Desde el año 2003, último en el que la balanza comercial francesa se saldó con superávit, la situación no ha parado de degradarse y el déficit, de aumentar. Mucho se habla del déficit público y del endeudamiento del Estado francés. Pero el verdadero problema, el problema más grave, de la economía francesa es el creciente desequilibrio de sus intercambios comerciales. Mientras las cuentas públicas, mal que bien, van mejorando –el déficit de 2011, situado en el 5,5%, será finalmente inferior al previsto por el Gobierno–, la balanza comercial no para de deteriorarse.
En 2011, las exportaciones francesas crecieron un 8,6%, por detrás de las importaciones (11,7%), debido en buena parte –argumenta el Gobierno– al encarecimiento de las materias primas y la factura energética. Los sectores exportadores que obtuvieron el año pasado mejores resultados fueron el agroalimentario y el aeronáutico –merced al gran año de Airbus–, mientras que la industria farmacéutica y la automovilística tuvieron un año difícil.
Las perspectivas de mejora a corto plazo son inciertas, debido a la situación próxima a la recesión en que están sumidas la mayoría de las economías europeas. Porque Francia sigue exportando básicamente a Europa –60% de las exportaciones– y, dentro de la UE, a la zona euro (48%)
Su presencia en los mercados emergentes es, en cambio, muy discreta: únicamente el 7% de las exportaciones francesas tienen como destino Brasil, India, Rusia y China, país este último con el que la balanza es deficitaria en 27.200 millones de euros. Se trata del déficit bilateral más elevado que sufre Francia, al que le sigue el que mantiene con su principal socio y aliado, Alemania –de 16.500 millones de euros–.
En las últimas dos décadas, aún con ciertos altibajos, Francia no ha parado de perder cuota de mercado mundial frente al resto de grandes países exportadores. El año pasado se situó en el 3,3%, por delante del Reino Unido, pero por detrás de China, Alemania, Estados Unidos y Japón.

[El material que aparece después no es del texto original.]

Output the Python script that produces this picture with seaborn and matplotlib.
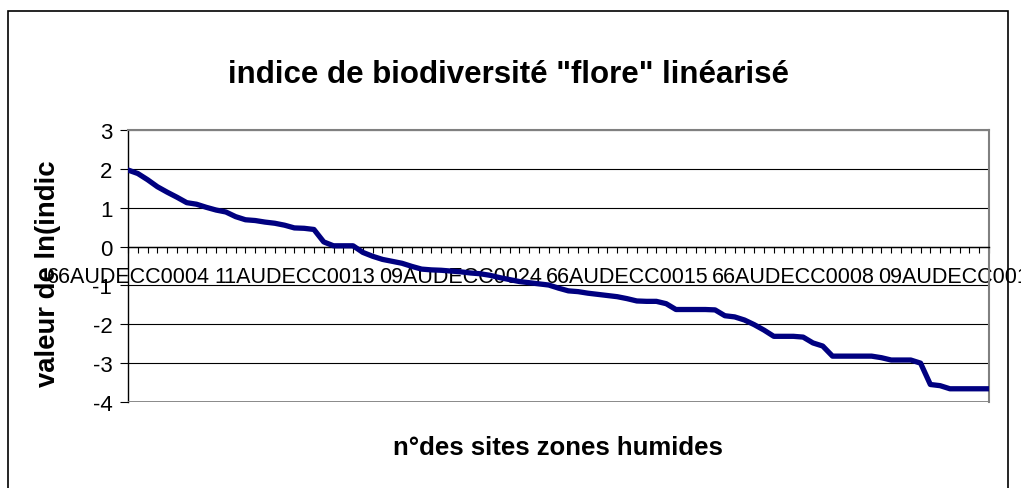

Si Francia cerró el año 2011 con un dato de crecimiento mejor que el de muchos de sus vecinos –del 1,7%–, merced a un cuarto trimestre positivo –+0,2%–, fue debido sobre todo al buen tono de la actividad industrial y al aumento de la inversión empresarial, completado por el mantenimiento de las exportaciones y un cierto retroceso de las exportaciones. Hasta ahora, sin embargo, el comercio exterior no ha contribuido globalmente al crecimiento económico, sino más bien lo contrario, lo ha lastrado.
Los expertos apuntan, como la causa principal, a la pérdida de competitividad de la industria francesa, que no ha parado de retroceder en los últimos años. En una década, la industria francesa ha pasado de representar el 27% del valor añadido en 1949 a apenas el 14% en la actualidad. En la última década se han perdido entre 500.000 y 700.000 empleos. Poco que ver con la realidad de los países del norte de Europa, con Alemania a la cabeza, con excedentes comerciales y donde la industria sigue siendo un puntal. En este sentido, Francia está más cerca de la realidad meridional, junto con Italia y España.
Diversos factores combinados han sido apuntados para explicar la pérdida de competitividad de la industria francesa: la fortaleza del euro, la fabricación de productos –fuera de notables excepsiones– de gama media, la modesta inversión en investigación, el olvido de las pequeñas y medias empresas, la semana laboral de 35 horas, los costes salariales y las cargas sociales que deben asumir las empresas y que encarecen el valor del trabajo: por cada 100 euros netos de salario, las empresas deban pagar 185 euros.
El cambio de este último sistema constituye el eje del último plan anticrisis aprobado por Sarkozy en el Consejo de Ministros del 8 de febrero, en la recta final de su quinquenato, a sólo dos meses y medio de la primera vuelta de las elecciones presidenciales.
El proyecto gubernamental, que ha iniciado ya su tramitación parlamentaria, consiste en exonerar a las empresas de una parte de las cargas sociales –en concreto, las que costean la política familiar– y financiar esta parte de la protección social por vía fiscal, aumentando en 1,6 puntos –hasta el 21,2%– el tipo medio del IVA. Este cambio debería entrar en vigor el próximo 1 de octubre. Pero para entonces, bien podría haber un nuevo presidente y un nuevo Gobierno. Y, según cómo, suspender su aplicación.